Multiple Comparisons Problem

The multiple comparisons problem is the inflation of false positive rates that occurs when many statistical tests are performed simultaneously without adjusting the significance threshold. If a single test is conducted at the conventional α = 0.05 level, the probability of a false positive is 5%. But if twenty independent tests are conducted, the probability of at least one false positive rises to 64%. In an era of high-dimensional data — genomics, neuroimaging, econometrics — researchers routinely conduct thousands or millions of tests, making uncontrolled multiple comparisons a guarantee of spurious findings.

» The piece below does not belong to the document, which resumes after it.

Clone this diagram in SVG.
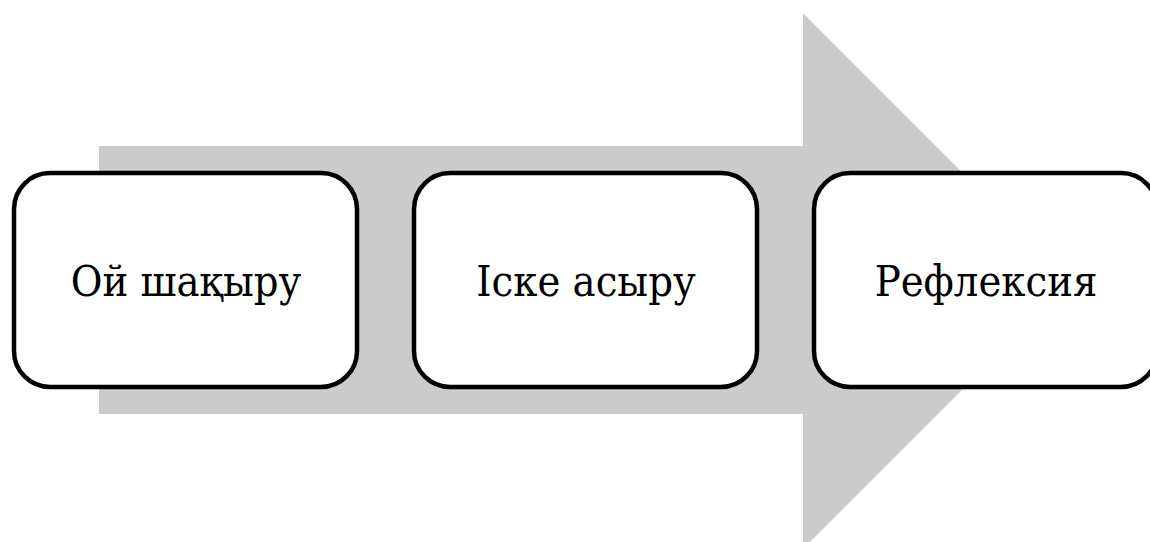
<svg xmlns="http://www.w3.org/2000/svg" width="1150" height="542" viewBox="0 0 1150 542">
<style>
.box{fill:#ffffff;stroke:#000000;stroke-width:4.5}
.lbl{font-family:"DejaVu Serif",serif;font-stretch:condensed;font-size:43px;fill:#000000;text-anchor:middle}
</style>
<rect width="1150" height="542" fill="#ffffff"/>
<g id="connectors">
<path id="arrow" d="M99,146 H803 V13 L1071,281 L803,549 V414 H99 Z" fill="#cbcbcb"/>
</g>
<g id="node1">
<rect class="box" x="14" y="173" width="343" height="214" rx="36" ry="36"/>
<text class="lbl" x="186" y="296">Ой шақыру</text>
</g>
<g id="node2">
<rect class="box" x="414" y="173" width="343" height="214" rx="36" ry="36"/>
<text class="lbl" x="586" y="296">Іске асыру</text>
</g>
<g id="node3">
<rect class="box" x="814" y="173" width="343" height="214" rx="36" ry="36"/>
<text class="lbl" x="986" y="296">Рефлексия</text>
</g>
</svg>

The problem is not merely technical. It is architectural: modern scientific instruments produce data in dimensions far exceeding the theoretical frameworks that motivated the data collection, and the standard statistical toolkit was designed for single-hypothesis testing. The disconnect between data volume and inferential framework produces a systematic bias toward discovery. Every pixel in an fMRI brain scan, every gene expression level, every variable in a large-N survey is a potential 'finding' if tested independently. The p-hacking phenomenon exploits this architecture by searching across the high-dimensional space until significance is found, then reporting the significant finding as if it were the only test performed.

Classical corrections — Bonferroni, Šidák, false discovery rate control — attempt to restore the familywise error rate or expected proportion of false discoveries. But these corrections are conservative: they reduce power to detect genuine effects and they assume that all tests are independent, which is rarely true in structured biological or social data. The deeper problem is that 'number of tests performed' is often itself undefined in exploratory analyses where the hypothesis space is generated dynamically from the data. When the analysis plan is not pre-specified, the concept of 'family' of comparisons loses its footing.

The open science emphasis on pre-registration is a structural response: if the analysis plan is locked before data collection, the number of comparisons is fixed and can be corrected. But pre-registration assumes the hypothesis space is enumerable in advance. In genuinely exploratory research — where the goal is to discover which variables matter in a system whose structure is unknown — pre-registration is either impossible or so vague as to be meaningless. The multiple comparisons problem thus exposes a limit of classical frequentist inference: it has no satisfactory account of how to control error rates when the hypothesis space itself is unknown.